Issues: 1. Interpretation of provisions for rebate under section 2(5) of the Finance Act, 1962. 2. Eligibility of an assessee for rebate on commission transactions derived from the export of goods. 3. Determination of the source of profits and gains for claiming rebate under section 2(5). 4. Distinction between profits derived from direct export and commission sales in the context of rebate eligibility.
Detailed Analysis:
1. The judgment pertains to a reference by the Income-tax Appellate Tribunal regarding the eligibility of an assessee for rebate under section 2(5) of the Finance Act, 1962. The Tribunal allowed the rebate on commission transactions, prompting a challenge from the Revenue, contending that the provision does not entitle the assessee for such rebate. The court analyzed the legislative intent behind the provision, emphasizing its purpose to encourage export trade by granting rebates on profits derived from exporting goods out of India.
2. The central issue revolved around whether the assessee, a private limited company, was entitled to a rebate on commission transactions amounting to Rs. 25.96 lakhs under section 2(5). The assessee argued that since the source of the commission earned was the export of tobacco, it qualified for the rebate. However, the Revenue disputed this claim, leading to a legal dispute over the interpretation of the provision and the nature of profits eligible for the rebate.

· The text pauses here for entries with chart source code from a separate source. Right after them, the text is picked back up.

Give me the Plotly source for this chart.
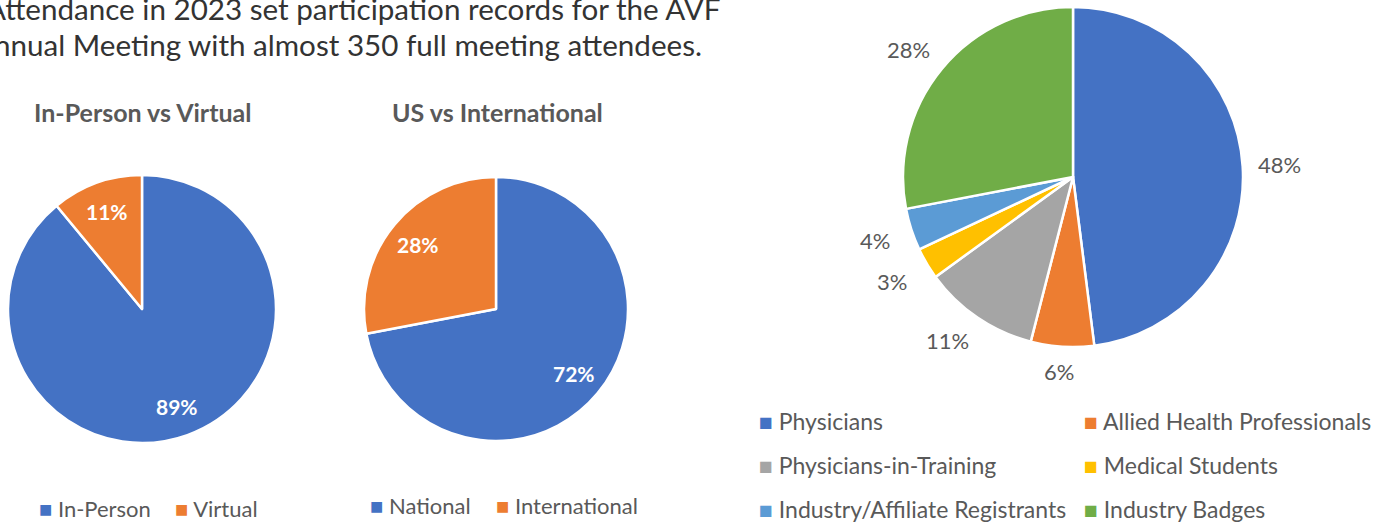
import math
import plotly.graph_objects as go

W, H = 1393, 522

# ---- data ----
mode_labels = ["In-Person", "Virtual"]
mode_values = [89, 11]
region_labels = ["National", "International"]
region_values = [72, 28]
type_labels = ["Physicians", "Allied Health Professionals", "Physicians-in-Training",
               "Medical Students", "Industry/Affiliate Registrants", "Industry Badges"]
type_values = [48, 6, 11, 3, 4, 28]

BLUE, ORANGE, GRAY, GOLD, LBLUE, GREEN = "#4472C4", "#ED7D31", "#A5A5A5", "#FFC000", "#5B9BD5", "#70AD47"
mode_colors = [BLUE, ORANGE]
region_colors = [BLUE, ORANGE]
type_colors = [BLUE, ORANGE, GRAY, GOLD, LBLUE, GREEN]

TXT = "#595959"
FONT = "Lato"


def px(x):
    return x / W


def py(y):
    return 1 - y / H


def dom(cx, cy, r):
    return dict(x=[px(cx - r), px(cx + r)], y=[py(cy + r), py(cy - r)])


# pie geometry (pixels)
P1 = (142, 309, 134)
P2 = (496, 309, 132)
P3 = (1073, 177, 170)

fig = go.Figure()
for (cx, cy, r), labels, values, colors in [
    (P1, mode_labels, mode_values, mode_colors),
    (P2, region_labels, region_values, region_colors),
    (P3, type_labels, type_values, type_colors),
]:
    fig.add_trace(go.Pie(
        labels=labels, values=values, sort=False, direction="clockwise", rotation=0,
        marker=dict(colors=colors, line=dict(color="white", width=2.5)),
        textinfo="none", hoverinfo="label+percent", showlegend=False,
        domain=dom(cx, cy, r),
    ))

annotations = []


def clamp(v):
    return max(-1.0, min(1.0, v))


def pie_labels(geom, values, dist, font, hw=0, hh=0):
    """Place percentage labels along each slice's mid-angle.
    hw/hh shift the label box outward so its edge (not centre) sits at dist."""
    cx, cy, r = geom
    total = sum(values)
    cum = 0
    for v in values:
        mid = (cum + v / 2) / total * 2 * math.pi
        cum += v
        s, c = math.sin(mid), math.cos(mid)
        x = cx + dist * s + hw * clamp(2 * s)
        y = cy - dist * c - hh * clamp(2 * c)
        annotations.append(dict(x=px(x), y=py(y), xref="paper", yref="paper",
                                text=f"{round(v / total * 100)}%", showarrow=False,
                                xanchor="center", yanchor="middle", font=font))


inside_font = dict(family=FONT, size=21, color="white", weight="bold")
pie_labels(P1, mode_values, 0.77 * P1[2], inside_font)
pie_labels(P2, region_values, 0.77 * P2[2], inside_font)
pie_labels(P3, type_values, P3[2] + 15, dict(family=FONT, size=22, color=TXT), hw=22, hh=10)

# titles
for x, t in [(142, "In-Person vs Virtual"), (497, "US vs International")]:
    annotations.append(dict(x=px(x), y=py(112), xref="paper", yref="paper", text=t,
                            showarrow=False, xanchor="center", yanchor="middle",
                            font=dict(family=FONT, size=25, color=TXT, weight="bold")))

# body text (partly cut off at the left/top edge, as in the source page)
BODY = "#333333"
annotations.append(dict(x=px(723), y=py(8), xref="paper", yref="paper",
                        text="Attendance in 2023 set participation records for the AVF",
                        showarrow=False, xanchor="right", yanchor="middle",
                        font=dict(family=FONT, size=29.6, color=BODY)))
annotations.append(dict(x=px(704), y=py(44), xref="paper", yref="paper",
                        text="Annual Meeting with almost 350 full meeting attendees.",
                        showarrow=False, xanchor="right", yanchor="middle",
                        font=dict(family=FONT, size=29.6, color=BODY)))


def legend_item(x, y, label, color, size):
    annotations.append(dict(x=px(x), y=py(y), xref="paper", yref="paper",
                            text=f"<span style='color:{color}'>■</span> {label}",
                            showarrow=False, xanchor="left", yanchor="middle",
                            font=dict(family=FONT, size=size, color=TXT)))


legend_item(37, 508, mode_labels[0], mode_colors[0], 22)
legend_item(173, 508, mode_labels[1], mode_colors[1], 22)
legend_item(368, 505, region_labels[0], region_colors[0], 22)
legend_item(494, 505, region_labels[1], region_colors[1], 22)

cols = [757, 1082]
rows = [421, 465, 509]
for i, (lab, col) in enumerate(zip(type_labels, type_colors)):
    legend_item(cols[i % 2], rows[i // 2], lab, col, 23)

fig.update_layout(
    width=W, height=H, margin=dict(l=0, r=0, t=0, b=0),
    paper_bgcolor="white", plot_bgcolor="white",
    annotations=annotations,
)
fig.write_html("out.html", config={"displayModeBar": False},
               post_script="document.body.style.margin='0';")
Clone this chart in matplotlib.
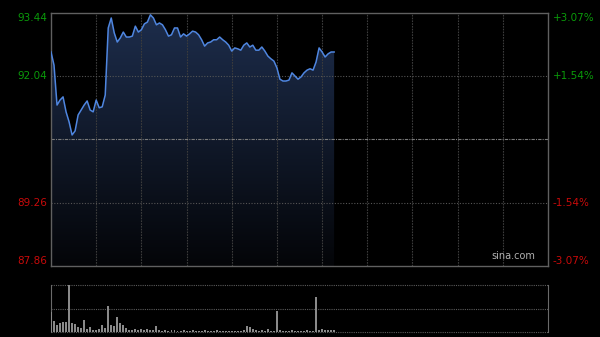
import numpy as np
import matplotlib
matplotlib.use('Agg')
import matplotlib.pyplot as plt
from matplotlib.colors import LinearSegmentedColormap

# price every 2 minutes (HK session, 330 minutes total)
prices = [92.58, 92.29, 91.41, 91.52, 91.59, 91.26, 91.04, 90.75, 90.84, 91.19,
          91.30, 91.41, 91.50, 91.30, 91.26, 91.52, 91.35, 91.37, 91.63, 93.11,
          93.33, 93.00, 92.80, 92.89, 93.02, 92.91, 92.91, 92.93, 93.15, 93.02,
          93.07, 93.20, 93.24, 93.40, 93.33, 93.18, 93.22, 93.18, 93.07, 92.93,
          92.96, 93.11, 93.11, 92.91, 92.98, 92.93, 92.98, 93.04, 93.02, 92.96,
          92.85, 92.71, 92.78, 92.80, 92.85, 92.85, 92.91, 92.85, 92.80, 92.73,
          92.60, 92.67, 92.65, 92.62, 92.73, 92.78, 92.69, 92.73, 92.62, 92.62,
          92.69, 92.60, 92.49, 92.43, 92.38, 92.23, 91.98, 91.94, 91.94, 91.96,
          92.12, 92.05, 91.98, 92.03, 92.12, 92.18, 92.21, 92.18, 92.36, 92.67,
          92.58, 92.47, 92.54, 92.58, 92.58]

volumes = [20, 11, 7, 9, 10, 10, 47, 9, 8, 5,
           4, 12, 3, 5, 2, 2, 3, 7, 4, 26,
           7, 6, 15, 9, 7, 4, 2, 2, 3, 2,
           3, 2, 3, 2, 2, 6, 2, 1, 2, 1,
           2, 2, 1, 1, 2, 1, 1, 2, 1, 1,
           1, 2, 1, 1, 1, 2, 1, 1, 1, 1,
           1, 1, 1, 1, 2, 6, 5, 3, 2, 1,
           2, 1, 3, 1, 1, 21, 2, 1, 1, 1,
           2, 1, 1, 1, 1, 2, 1, 1, 35, 2,
           3, 2, 2, 2, 2]

prev_close = 90.65
y_low, y_high = 87.86, 93.44
left_labels = ['93.44', '92.04', '89.26', '87.86']
left_vals = [93.44, 92.04, 89.26, 87.86]
right_labels = ['+3.07%', '+1.54%', '-1.54%', '-3.07%']
label_colors = ['#0a9a0a', '#0a9a0a', '#c80a0a', '#c80a0a']

minutes = np.arange(len(prices)) * 2
total_min = 330

fig = plt.figure(figsize=(6, 3.37), dpi=100, facecolor='black')
ax = fig.add_axes([51 / 600, 1 - 266 / 337, 497 / 600, 253 / 337])
vax = fig.add_axes([51 / 600, 1 - 332 / 337, 497 / 600, 47 / 337])

for a in (ax, vax):
    a.set_facecolor('black')
    a.set_xlim(0, total_min)
    a.set_xticks([])
    a.set_yticks([])

ax.set_ylim(y_low, y_high)
for s in ax.spines.values():
    s.set_color('#606060')
    s.set_linewidth(1)

# gradient fill under the line
grad = np.linspace(0, 1, 256).reshape(-1, 1)
cmap = LinearSegmentedColormap.from_list('g', ['#040508', '#1d2d4c'])
poly = ax.fill_between(minutes, prices, y_low, color='none', lw=0)
img = ax.imshow(grad, cmap=cmap, aspect='auto', origin='lower',
                extent=[0, minutes[-1], y_low, max(prices)], zorder=1)
img.set_clip_path(poly.get_paths()[0], transform=ax.transData)

# grid on top of fill
for m in range(30, total_min, 30):
    ax.axvline(m, color='#3c3c3c', lw=0.8, ls=(0, (1.5, 1)), zorder=2)
for v in (92.04, 89.26):
    ax.axhline(v, color='#555555', lw=0.8, ls=(0, (1, 1.5)), zorder=2)
ax.axhline(prev_close, color='#7a7a7a', lw=0.8, ls=(0, (3, 1, 1, 1)), zorder=2)

ax.plot(minutes, prices, color='#4f86e0', lw=1.1, zorder=3)

for lab, v, c in zip(left_labels, left_vals, label_colors):
    off = -0.12 if v == y_high else (0.12 if v == y_low else 0)
    ax.text(-0.008, v + off, lab, transform=ax.get_yaxis_transform(),
            ha='right', va='center', color=c, fontsize=7.5)
for lab, v, c in zip(right_labels, left_vals, label_colors):
    off = -0.12 if v == y_high else (0.12 if v == y_low else 0)
    ax.text(1.01, v + off, lab, transform=ax.get_yaxis_transform(),
            ha='left', va='center', color=c, fontsize=7.5)

ax.text(0.975, 0.02, 'sina.com', transform=ax.transAxes, ha='right',
        va='bottom', color='#b0b0b0', fontsize=7)

# volume panel
vax.set_ylim(0, 47)
vax.bar(minutes, volumes, width=1.3, color='#8a8a8a', zorder=3)
for s in ('top', 'bottom'):
    vax.spines[s].set_visible(False)
for s in ('left', 'right'):
    vax.spines[s].set_color('#6a6a6a')
for v in (0, 23.5, 47):
    vax.axhline(v, color='#5a5a5a', lw=0.8, ls=(0, (1, 1)), zorder=1,
                clip_on=False)

fig.savefig('out.png', dpi=100, facecolor='black')
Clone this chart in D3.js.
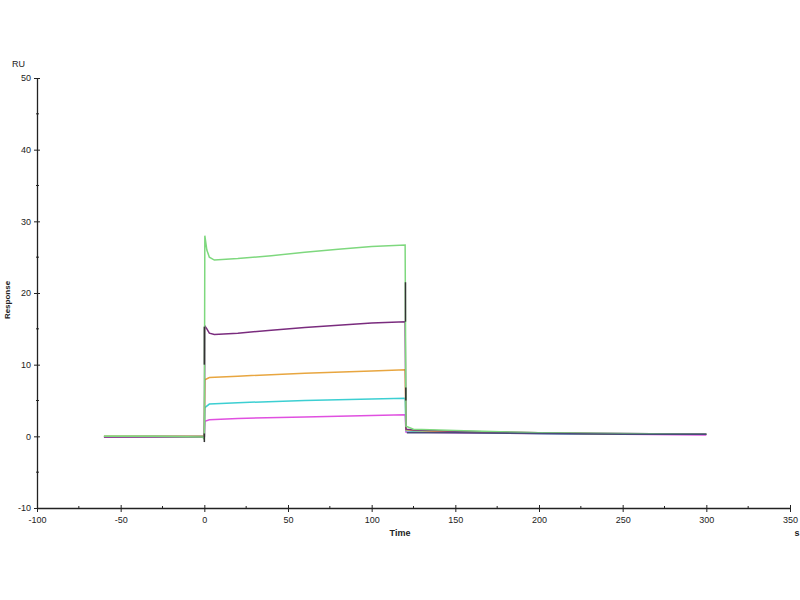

3. The court delved into the interpretation of the phrase "derived from the export of any goods or merchandise out of India" in section 2(5). It emphasized that for an assessee to qualify for the rebate, the profits or gains must originate from the actual activity of exporting goods outside India. The judgment highlighted that the profits must be earned through the export process itself, either directly or through an intermediary involved in the export transaction, to meet the criteria for claiming the rebate under the provision.
4. A critical distinction was drawn between profits derived from direct export activities and commission sales. The court scrutinized the nature of the transactions in question, emphasizing that the assessee's role as a commission agent did not equate to being an exporter of the goods. It was clarified that the commission earned on transactions within the country, even if the goods were eventually exported, did not qualify as profits derived from the export of goods out of India. The judgment underscored that the rebate provision was intended for those directly involved in the export process and not for commission agents with no ownership or direct export involvement.
In conclusion, the court held that the assessee was entitled to a rebate only on the turnover directly exported, not on commission transactions. The judgment clarified the scope of the rebate provision, emphasizing the need for profits to be directly linked to the export activity to qualify for the rebate under section 2(5) of the Finance Act, 1962.